Question

A transverse sinusoidal wave of amplitude a, wavelength $\lambda$ and frequency $l$ is travelling on a stretched string. The maximum speed of any point on the string is $v /10$, where $v$ is the speed of propagation of the wave.
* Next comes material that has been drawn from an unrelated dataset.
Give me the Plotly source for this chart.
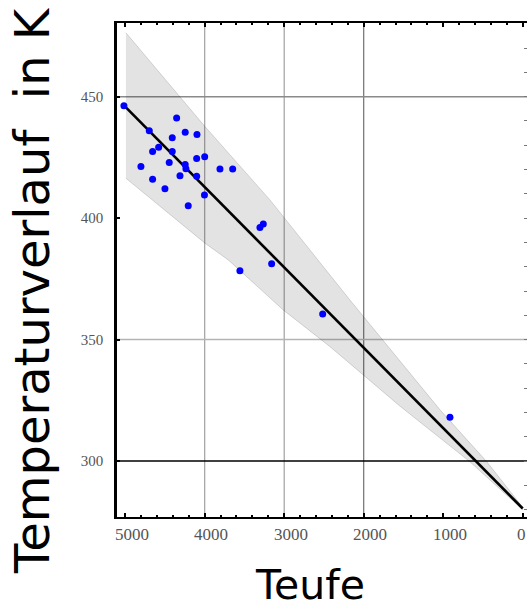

If $a=10^{-3} m $ and v=10\,m/s, then $\lambda$ and $f$ are given by

• A. $\lambda=2 \pi \times 10^{-2}m $
• B. $\lambda=10^{-3}m $
• C. $f= \frac {10^3}{2 \pi}Hz $
• D. $f=10^4 \, Hz $

Answer 1

Answer: (A), (C)

Maximum speed of any point on the string $=a \omega=a(2 \pi f) $
$\therefore = \frac {v}{10}= \frac {10}{10}=1 $
(Given, $v=10\, m/s$)
$\therefore 2 \pi af=1 \Rightarrow $
$\therefore f= \frac {1}{2 \pi a} $
$a=10^{-3}m$ (Given)
$\therefore f=\frac {1}{2 \pi \times 10^{-3}}=$
Speed of wave $v=f \lambda$
$\therefore (10 \, m/s)= \left(\frac {10^3}{2 \pi }s^{-1}\right)\lambda$
$\Rightarrow \therefore \lambda=2 \pi \times 10^{-2}m$